Unfortunately, many of these consumer device manufacturers make statements that the devices “measure sleep quality,” or are “great for insomnia or other sleep disorders,” which sounds suspiciously like medical claims to me. In my opinion, these consumer device manufacturers cannot continue to represent sleep as simply an element of lifestyle while continuing to make undocumented claims about their ability to measure it.
The National Sleep Foundation (NSF) has further confounded the issue by selecting a nonvalidated consumer sleep tracker called Lark as an Official Product of the NSF. When I complained about this lack of validation to the NSF, noting that selling Lark in the NSF’s Sleep Shop implied a validity that is not supported by evidence, I was told accuracy is a secondary concern and the purpose of selling the Lark is to promote an awareness of sleep in America.
The sleep medicine field has started to perform its own validation studies on sleep monitors marketed toward consumers. The results are starting to come in, and they are not good. For example, at the 2013 Conference on Pediatric Sleep Medicine meeting in Amelia Island, Fla, Lisa J. Meltzer, PhD, et al presented a poster entitled “Fitbit Is Not a Reliable Device for Estimating Pediatric Sleep-Wake Patterns” in which a polysomnogram (PSG) comparison with 49 children demonstrated an accuracy percent as low as 71%.
Agreement rates with PSG, not correlations, are essential and should include separate measures of sensitivity (ability to correctly identify sleep) and specificity (ability to correctly identify wake) during the intended sleep period. While being able to pick up napping during the day is indeed important, that should not be confused with some providers’ insistence that agreement should be measured over a 24-hour period. While this is a nifty new possibility available with the advent of 24-hour portable PSG, the resulting 24-hour actigraphy-PSG agreement rates are artificially inflated with a predominance of easily identified daytime wakefulness.
A study by Roger Cole et al (“Automatic Sleep/Wake Identification from Wrist Activity,” Sleep, Vol. 15, No. 5, 1992) found an Ambulatory Monitoring actigraph distinguished sleep from wakefulness with over 88% accuracy. If consumer-geared actigraphs don’t provide validation studies, are the devices worthwhile?
What about the ramifications of consumer-targeted devices on reimbursement? Unfortunately, third-party providers have published position papers citing any study they can find on actigraphs that demonstrates poor accuracy, and have ignored those with higher accuracy, then they conclude actigraphy is “experimental.” This situation can only get worse if healthcare professionals attempt to get reimbursement when employing lifestyle sleep “trackers” without any validation.

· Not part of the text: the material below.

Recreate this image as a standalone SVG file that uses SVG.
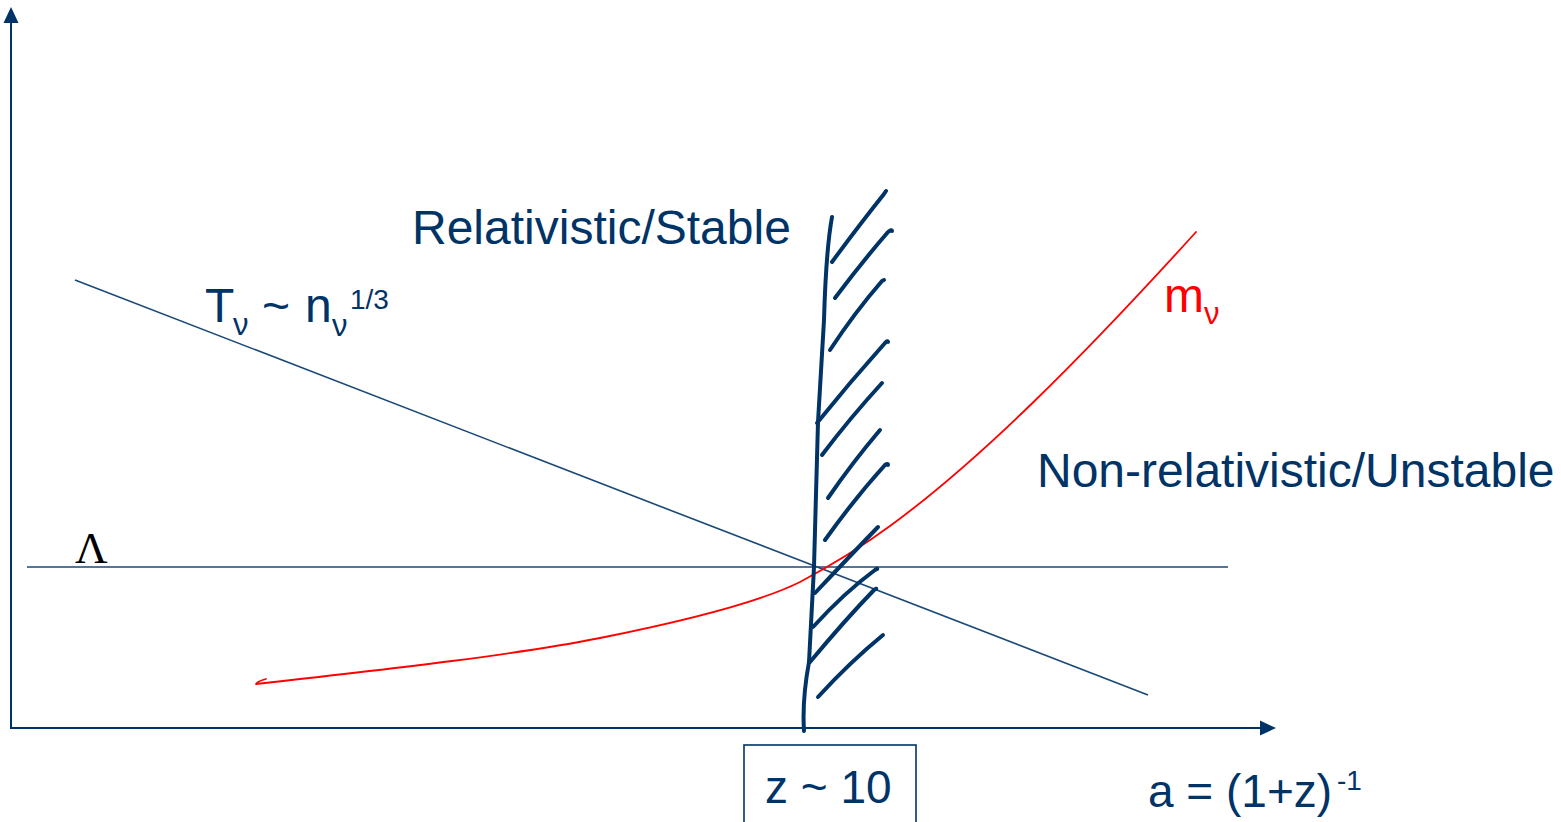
<svg xmlns="http://www.w3.org/2000/svg" width="1561" height="822" viewBox="0 0 1561 822">
<style>
.ax{stroke:#003366;stroke-width:2;fill:none}
.ln{stroke:#1a4878;stroke-width:1.6;fill:none}
.red{stroke:#ff0000;stroke-width:1.8;fill:none;stroke-linejoin:round;stroke-linecap:round}
.hat{stroke:#003366;stroke-width:4;fill:none;stroke-linecap:round;stroke-linejoin:round}
.t{font-family:"Liberation Sans",Arial,sans-serif;fill:#003366}
.r{font-family:"Liberation Sans",Arial,sans-serif;fill:#ff0000}
</style>
<defs>
<marker id="arr" viewBox="0 0 16 16" refX="0" refY="8" markerWidth="16" markerHeight="16" markerUnits="userSpaceOnUse" orient="auto">
<path d="M0,0.5 L16,8 L0,15.5 Z" fill="#003366"/>
</marker>
</defs>
<rect width="1561" height="822" fill="#ffffff"/>
<g id="connectors">
<line class="ax" x1="11" y1="729" x2="11" y2="23" marker-end="url(#arr)"/>
<line class="ax" x1="10" y1="728" x2="1260" y2="728" marker-end="url(#arr)"/>
<line class="ln" x1="27" y1="567" x2="1228" y2="567"/>
<line class="ln" x1="75" y1="280" x2="1148" y2="695"/>
<path class="red" d="M266,679 Q256,682 256,684 C400,668 520,654 600,638 C680,622 760,602 800,582 C830,566 860,548 890,526 C980,460 1080,360 1196,232"/>
</g>
<g id="hatch">
<path class="hat" d="M832,217 Q826,250 824,320 L818,422 L814,567 L809,662 Q802,700 804,731"/>
<path class="hat" d="M832,262 Q860,224 884,194 L886,191"/>
<path class="hat" d="M835,298 Q862,262 888,232 Q892,229 892,231"/>
<path class="hat" d="M830,350 Q855,312 882,281 L884,280"/>
<path class="hat" d="M817,423 Q850,382 885,343 Q888,340 888,342"/>
<path class="hat" d="M822,455 Q850,418 882,383"/>
<path class="hat" d="M828,498 Q852,463 880,430"/>
<path class="hat" d="M825,540 Q855,498 885,465 Q888,463 888,465"/>
<path class="hat" d="M815,593 Q848,558 878,527"/>
<path class="hat" d="M813,627 Q845,592 875,570 Q878,568 877,569"/>
<path class="hat" d="M810,662 Q845,620 874,590 Q877,588 876,589"/>
<path class="hat" d="M818,697 Q850,662 883,635"/>
</g>
<g id="label-relativistic"><text class="t" x="412" y="244" font-size="48">Relativistic/Stable</text></g>
<g id="label-nonrel"><text class="t" x="1037" y="487" font-size="48">Non-relativistic/Unstable</text></g>
<g id="label-T">
<text class="t" font-size="48" y="322"><tspan x="205">T</tspan><tspan x="233" y="335" font-size="31">ν</tspan><tspan x="262" y="322">~</tspan><tspan x="305" y="322">n</tspan><tspan x="332" y="336" font-size="31">ν</tspan><tspan x="350" y="309" font-size="28">1/3</tspan></text>
</g>
<g id="label-m">
<text class="r" font-size="48" y="312"><tspan x="1164">m</tspan><tspan x="1204" y="324" font-size="31">ν</tspan></text>
</g>
<g id="label-lambda"><text x="75" y="563" font-size="45" font-family="'Liberation Serif','Times New Roman',serif" fill="#000000">Λ</text></g>
<g id="label-z">
<rect x="744" y="745" width="172" height="90" fill="none" stroke="#003366" stroke-width="1.6"/>
<text class="t" x="765" y="803" font-size="46">z ~ 10</text>
</g>
<g id="label-a">
<text class="t" font-size="46" y="807"><tspan x="1148">a = (1+z)</tspan><tspan x="1337" y="790" font-size="28">-1</tspan></text>
</g>
</svg>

It doesn’t serve the patient to make judgment calls based on nonvalidated actigraphy. Doing so may even be worse than relying on a diary because people confuse objectivity with accuracy. Choose an actigraph with documented validity in the population you are examining. And if the payor rejects your claim, have studies on hand that show the device you are using is valid. It’s best to live by the mantra: “Show me the validation.”
Thomas Kazlausky is president of Ambulatory Monitoring Inc.
The opinions expressed here are by Thomas Kazlausky and not necessarily those of Sleep Review.
The NSF’s Response Regarding Lark
“Lark is an Official Product of the National Sleep Foundation, and, like our other official products, is engaged in our sleep health information program. We looked at all of the consumer sleep tracking devices available at the time and admired Lark’s ease of use and sales channels. We believe there is space for both clinical devices and consumer devices and that they serve two distinct purposes. We remain very excited about a future where the public uses sleep tracking devices.”